Summary: Singing to an infant helps to support social development and interaction, researchers report.
Source: Vanderbilt University
Engaging infants with a song provides a readymade means for supporting social development and interaction, according to a study published by the Proceedings of the National Academy of Sciences.
Researchers at Vanderbilt University Medical Center (VUMC), Marcus Autism Center, Children’s Healthcare of Atlanta, and Emory University School of Medicine enrolled 112 infants who were either 2 months or 6 months old.
The study tracked infants’ moment-by-moment eye-looking to reveal that the rhythm of caregivers’ singing causes infant eye-looking to become synchronized or entrained to the caregivers’ social cues at sub-second timescales.
As early as 2 months of age, when infants are first engaging with others in an interactive manner, infants were two times more likely to look to the singers’ eyes time-locked to the musical beat than would be expected by chance.
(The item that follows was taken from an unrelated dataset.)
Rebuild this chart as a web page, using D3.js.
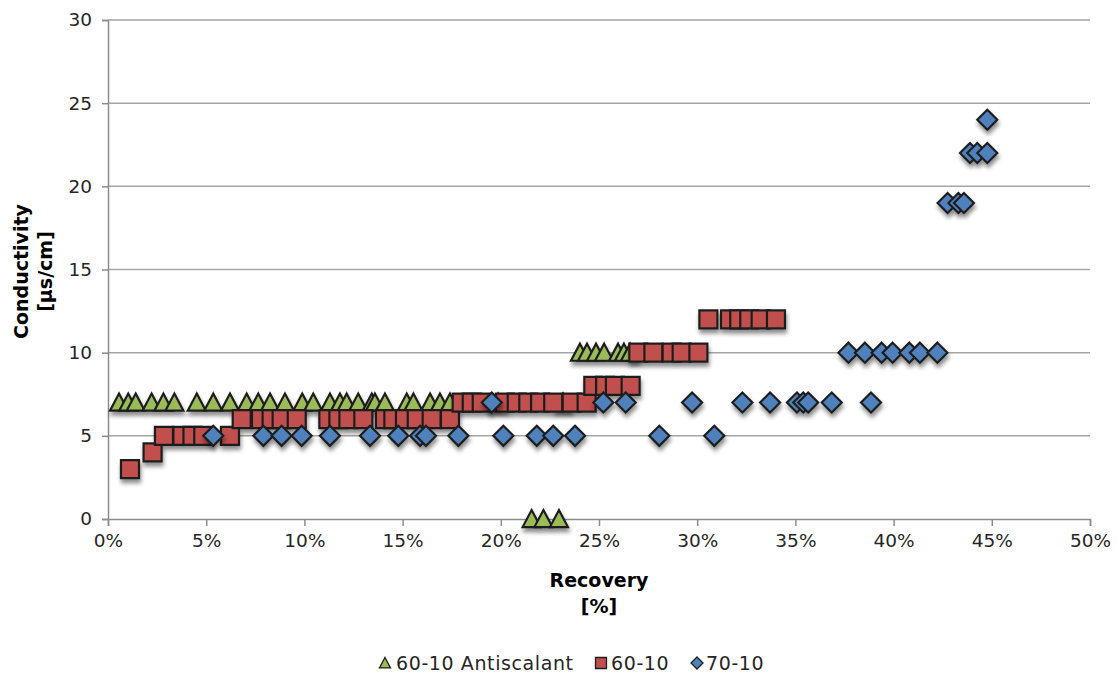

By 6 months of age, when infants are highly experienced in face-to-face musical games and are developing increasingly sophisticated rhythmic and communicative behaviors like babbling, they were more than four times as likely to look to the singers’ eyes synchronized to the musical beats.
“Singing to infants seems like such a simple act, but it is full of rich and meaningful social information,” said study lead author Miriam Lense, Ph.D., assistant professor of Otolaryngology and co-director of the Music Cognition Lab at VUMC. “Here we show that when caregivers sing to their infants, they are intuitively structuring their behavior to support the caregiver-infant social bond and infant social learning.”
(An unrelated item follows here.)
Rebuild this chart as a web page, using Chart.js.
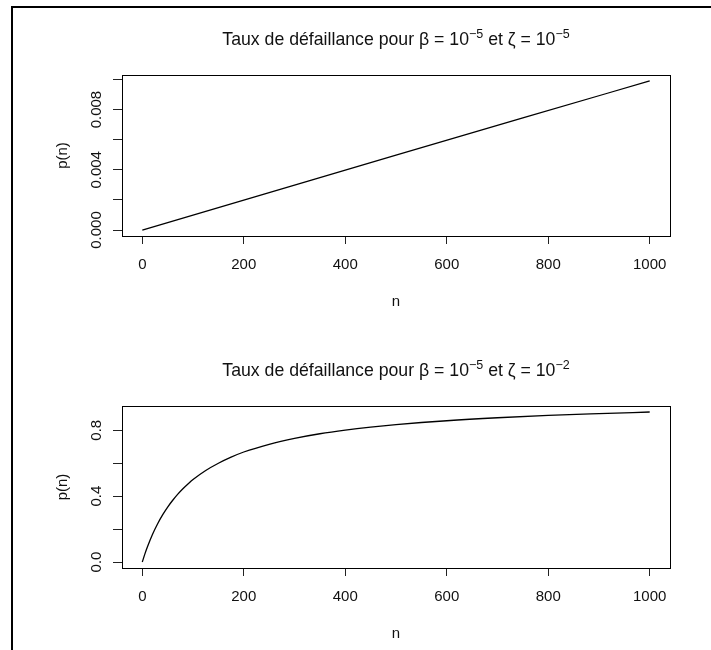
<!DOCTYPE html>
<html>
<head>
<meta charset="utf-8">
<script src="https://cdn.jsdelivr.net/npm/chart.js@4.4.1/dist/chart.umd.min.js"></script>
<style>
    html, body { margin: 0; padding: 0; background: #fff; }
    #page { position: relative; width: 711px; height: 650px; overflow: hidden; }
    #frame { position: absolute; left: 11px; top: 6px; width: 720px; height: 660px;
             border-left: 2px solid #000; border-top: 2px solid #000; }
    .box { position: absolute; left: 0; width: 711px; }
    #box1 { top: 0; height: 331px; }
    #box2 { top: 331px; height: 319px; }
</style>
</head>
<body>
<div id="page">
    <div id="frame"></div>
    <div class="box" id="box1"><canvas id="chart1" width="711" height="331"></canvas></div>
    <div class="box" id="box2"><canvas id="chart2" width="711" height="319"></canvas></div>
</div>
<script>
// Top panel: beta = 1e-5, zeta = 1e-5 (nearly straight line)
const n1 = [0, 250, 500, 750, 1000];
const p1 = [0, 0.00249, 0.00498, 0.00745, 0.0099];

// Bottom panel: beta = 1e-5, zeta = 1e-2
const n2 = [0, 5, 10, 20, 30, 40, 50, 60, 70, 80, 90, 100, 125, 150, 175, 200,
            250, 300, 350, 400, 450, 500, 600, 700, 800, 900, 1000];
const p2 = [0, 0.048, 0.091, 0.167, 0.231, 0.286, 0.334, 0.375, 0.412, 0.445, 0.474,
            0.501, 0.556, 0.600, 0.637, 0.668, 0.715, 0.751, 0.779, 0.801, 0.819,
            0.834, 0.858, 0.876, 0.890, 0.901, 0.911];

// Tick positions and labels (R only labels every other tick)
const xTicks = [0, 200, 400, 600, 800, 1000];
const yTicks1 = [0, 0.002, 0.004, 0.006, 0.008, 0.010];
const yLabels1 = ["0.000", "", "0.004", "", "0.008", ""];
const yTicks2 = [0, 0.2, 0.4, 0.6, 0.8];
const yLabels2 = ["0.0", "", "0.4", "", "0.8"];

// Titles: [text, superscript, text, superscript]
const title1 = ["Taux de défaillance pour β = 10", "−5", " et ζ = 10", "−5"];
const title2 = ["Taux de défaillance pour β = 10", "−5", " et ζ = 10", "−2"];

const FONT = '"Liberation Sans", Arial, sans-serif';

// Box, rotated y labels, axis titles and the plotmath-like title
const rDecor = {
    id: "rDecor",
    afterDraw(chart, args, opts) {
        const { ctx, chartArea: a, scales: { y } } = chart;
        ctx.save();
        ctx.strokeStyle = "#000";
        ctx.lineWidth = 1;
        ctx.strokeRect(Math.round(a.left) + 0.5, Math.round(a.top) + 0.5,
            Math.round(a.right - a.left), Math.round(a.bottom - a.top));

        ctx.fillStyle = "#111";
        ctx.font = "15px " + FONT;
        ctx.textAlign = "center";
        ctx.textBaseline = "alphabetic";
        opts.yTicks.forEach((v, i) => {
            if (!opts.yLabels[i]) return;
            ctx.save();
            ctx.translate(a.left - 21.5, y.getPixelForValue(v));
            ctx.rotate(-Math.PI / 2);
            ctx.fillText(opts.yLabels[i], 0, 0);
            ctx.restore();
        });

        const cx = (a.left + a.right) / 2;
        ctx.fillText("n", cx, a.bottom + 70);
        ctx.save();
        ctx.translate(a.left - 59, (a.top + a.bottom) / 2);
        ctx.rotate(-Math.PI / 2);
        ctx.textBaseline = "middle";
        ctx.fillText("p(n)", 0, 0);
        ctx.restore();

        // title
        const big = "17.7px " + FONT, small = "12.5px " + FONT;
        let total = 0;
        opts.title.forEach((t, i) => {
            ctx.font = i % 2 ? small : big;
            total += ctx.measureText(t).width;
        });
        let tx = cx - total / 2;
        const ty = a.top - 30;
        ctx.textAlign = "left";
        opts.title.forEach((t, i) => {
            ctx.font = i % 2 ? small : big;
            ctx.fillText(t, tx, i % 2 ? ty - 7 : ty);
            tx += ctx.measureText(t).width;
        });
        ctx.restore();
    }
};

function makeChart(id, xs, ys, yTicks, yLabels, title, canvasHeight, areaBottom) {
    const xMin = Math.min(...xs), xMax = Math.max(...xs);
    const yMin = Math.min(...ys), yMax = Math.max(...ys);
    const xPad = (xMax - xMin) * 0.04, yPad = (yMax - yMin) * 0.04;

    return new Chart(document.getElementById(id), {
        type: "line",
        data: {
            datasets: [{
                data: xs.map((v, i) => ({ x: v, y: ys[i] })),
                borderColor: "#000",
                borderWidth: 1.3,
                pointRadius: 0,
                fill: false,
                cubicInterpolationMode: "monotone"
            }]
        },
        options: {
            responsive: false,
            animation: false,
            devicePixelRatio: 1,
            layout: { padding: { left: 0, right: 41, top: 75, bottom: 0 } },
            plugins: {
                legend: { display: false },
                tooltip: { enabled: false },
                rDecor: { yTicks: yTicks, yLabels: yLabels, title: title }
            },
            scales: {
                x: {
                    type: "linear",
                    min: xMin - xPad,
                    max: xMax + xPad,
                    afterBuildTicks: s => { s.ticks = xTicks.map(v => ({ value: v })); },
                    afterFit: s => { s.height = canvasHeight - areaBottom; },
                    border: { display: false },
                    grid: { drawOnChartArea: false, drawTicks: true, tickLength: 8, color: "#222" },
                    ticks: { color: "#111", font: { family: FONT, size: 15 }, padding: 12,
                             maxRotation: 0, autoSkip: false, callback: v => String(v) }
                },
                y: {
                    type: "linear",
                    min: yMin - yPad,
                    max: yMax + yPad,
                    afterBuildTicks: s => { s.ticks = yTicks.map(v => ({ value: v })); },
                    afterFit: s => { s.width = 122; },
                    border: { display: false },
                    grid: { drawOnChartArea: false, drawTicks: true, tickLength: 9, color: "#222" },
                    ticks: { display: false }
                }
            }
        },
        plugins: [rDecor]
    });
}

makeChart("chart1", n1, p1, yTicks1, yLabels1, title1, 331, 236);
makeChart("chart2", n2, p2, yTicks2, yLabels2, title2, 319, 237);
</script>
</body>
</html>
During testing, researchers used eye-tracking technology to measure every movement of each infant’s eyes while they watched videos of people engaging them with song.
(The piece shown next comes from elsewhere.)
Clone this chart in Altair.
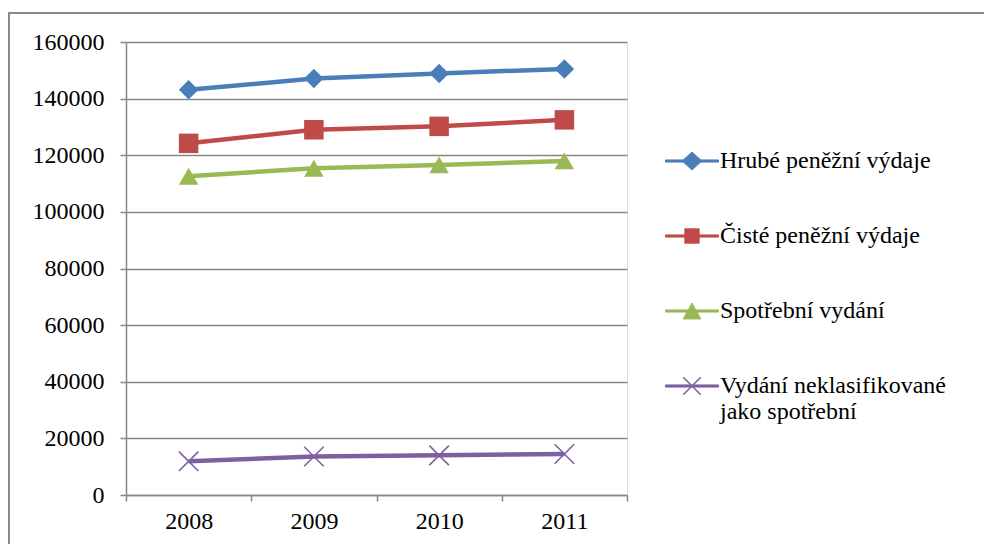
import altair as alt
import pandas as pd

years = ["2008", "2009", "2010", "2011"]
series_names = [
    "Hrubé peněžní výdaje",
    "Čisté peněžní výdaje",
    "Spotřební vydání",
    "Vydání neklasifikované jako spotřební",
]
hrube = [143100, 147100, 148900, 150500]
ciste = [124200, 129000, 130200, 132500]
spotrebni = [112600, 115400, 116600, 118000]
neklas = [11900, 13600, 14000, 14500]
colors = ["#4a7ebb", "#be4b48", "#98b954", "#7d60a0"]
y_ticks = [0, 20000, 40000, 60000, 80000, 100000, 120000, 140000, 160000]

plot_shapes = ["diamond", "square", "triangle-up", "M-1,-1L1,1M-1,1L1,-1"]

LINE = "M-1,-0.04L1,-0.04L1,0.04L-1,0.04Z"
legend_paths = [
    LINE + "M0,-0.34L0.37,0L0,0.34L-0.37,0Z",
    LINE + "M-0.27,-0.27L0.27,-0.27L0.27,0.27L-0.27,0.27Z",
    LINE + "M0,-0.3L0.33,0.3L-0.33,0.3Z",
    LINE + "M-0.31,-0.33L0.33,0.31L0.31,0.33L-0.33,-0.31Z"
         + "M-0.31,0.33L0.33,-0.31L0.31,-0.33L-0.33,0.31Z",
]

rows = []
for name, vals in zip(series_names, [hrube, ciste, spotrebni, neklas]):
    for yr, v in zip(years, vals):
        rows.append({"year": yr, "series": name, "value": v})
df = pd.DataFrame(rows)

FONT = "Liberation Serif"
FS = 24
GRAY = "#878787"

x_enc = alt.X(
    "year:O",
    scale=alt.Scale(type="band", domain=years, paddingInner=0, paddingOuter=0),
    bandPosition=0.5,
    axis=alt.Axis(
        title=None, tickBand="extent", labelAngle=0, grid=False,
        domainColor=GRAY, domainWidth=1.5, tickColor=GRAY, tickWidth=1.5, tickSize=6,
        labelPadding=8, labelFont=FONT, labelFontSize=FS, labelColor="black",
    ),
)
y_enc = alt.Y(
    "value:Q",
    scale=alt.Scale(domain=[0, 160000], nice=False),
    axis=alt.Axis(
        title=None, values=y_ticks, format="d", grid=True,
        gridColor=GRAY, gridWidth=1.5, domainColor=GRAY, domainWidth=1.5,
        tickColor=GRAY, tickWidth=1.5, tickSize=6, labelPadding=16,
        labelFont=FONT, labelFontSize=FS, labelColor="black",
    ),
)

border = alt.Chart(pd.DataFrame({"k": [0]})).mark_rect(
    fillOpacity=0, stroke="#8a8a8a", strokeWidth=2
).encode(
    x=alt.value(-117), x2=alt.value(950), y=alt.value(-29), y2=alt.value(700)
)

line_layers = []
point_layers = []
for name, col, shp in zip(series_names, colors, plot_shapes):
    line_layers.append(
        alt.Chart(df).mark_line(strokeWidth=4.5, stroke=col)
        .transform_filter(alt.datum.series == name)
        .encode(x=x_enc, y=y_enc)
    )
    if shp.startswith("M"):
        mk = alt.Chart(df).mark_point(shape=shp, filled=False, stroke=col, strokeWidth=1.6, size=380, opacity=1)
    else:
        mk = alt.Chart(df).mark_point(shape=shp, filled=True, fill=col, size=380, opacity=1)
    point_layers.append(
        mk.transform_filter(alt.datum.series == name).encode(x=x_enc, y=y_enc)
    )

last = series_names[-1]
label_expr = (
    "datum.label == '" + last + "' ? ['Vydání neklasifikované', 'jako spotřební'] : datum.label"
)
leg = alt.Legend(
    orient="none", legendX=539, legendY=92, title=None,
    labelFont=FONT, labelFontSize=FS, labelColor="black", labelLimit=400,
    rowPadding=36, labelOffset=1, symbolSize=2809, symbolStrokeWidth=1,
    symbolOpacity=1, labelExpr=label_expr,
)
legend_layer = alt.Chart(df).mark_point(
    filled=True, size=0, strokeWidth=1, opacity=1
).encode(
    x=x_enc, y=y_enc,
    shape=alt.Shape("series:N", scale=alt.Scale(domain=series_names, range=legend_paths), legend=leg),
    fill=alt.Fill("series:N", scale=alt.Scale(domain=series_names, range=colors), legend=leg),
    stroke=alt.Stroke("series:N", scale=alt.Scale(domain=series_names, range=colors), legend=leg),
)

chart = alt.layer(border, *line_layers, *point_layers, legend_layer).properties(
    width=501, height=453,
    padding={"left": 118, "top": 34, "right": 357, "bottom": 49},
    autosize="none",
).configure_view(stroke=None).configure(background="white")

chart.save("out.html", embed_options={"renderer": "svg", "actions": False})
“For this study, we used videos of singing rather than live singing to ensure that any change in infant looking behavior was due to the infant, and not the singer adjusting to the infant,” Lense said. “Infants could look anywhere while watching the videos but we found that their looking behavior was not random.”
“Critically, the predictable rhythm of singing is essential for this entrained social interaction. When we experimentally manipulate the singing so that it no longer has a predictable rhythm, entrainment is disrupted and infants no longer successfully synchronize their eye-looking to the caregivers’ social cues,” she added.
Researchers confirmed their findings in a different group of 6-month-old infants who watched both the original videos of singing, as well as videos that had been manipulated to be jittered so that their rhythms were no longer predictable.
While the infants again displayed entrained eye-looking to the original videos when the singing was rhythmically predictable, this time-locked eye-looking effect was no longer present when the predictable rhythm had been disrupted.
“This is important because it reveals a remarkable physical coupling between caregiver behavior and infant experience,” said Warren Jones, Ph.D., the study’s senior author and Nien Distinguished Chair in Autism at Emory University School of Medicine. “Without conscious awareness, something as simple and intuitive as caregiver singing sets in motion a whole cascade of behaviors that alters infants’ experiences.”
“Although what a caregiver expresses is important, when and how they express social cues is particularly critical for infant-caregiver communication,” Lense added. “Rhythmic predictability—a universal feature of song—is an integral mechanism for structuring social interactions and supporting infant social development.”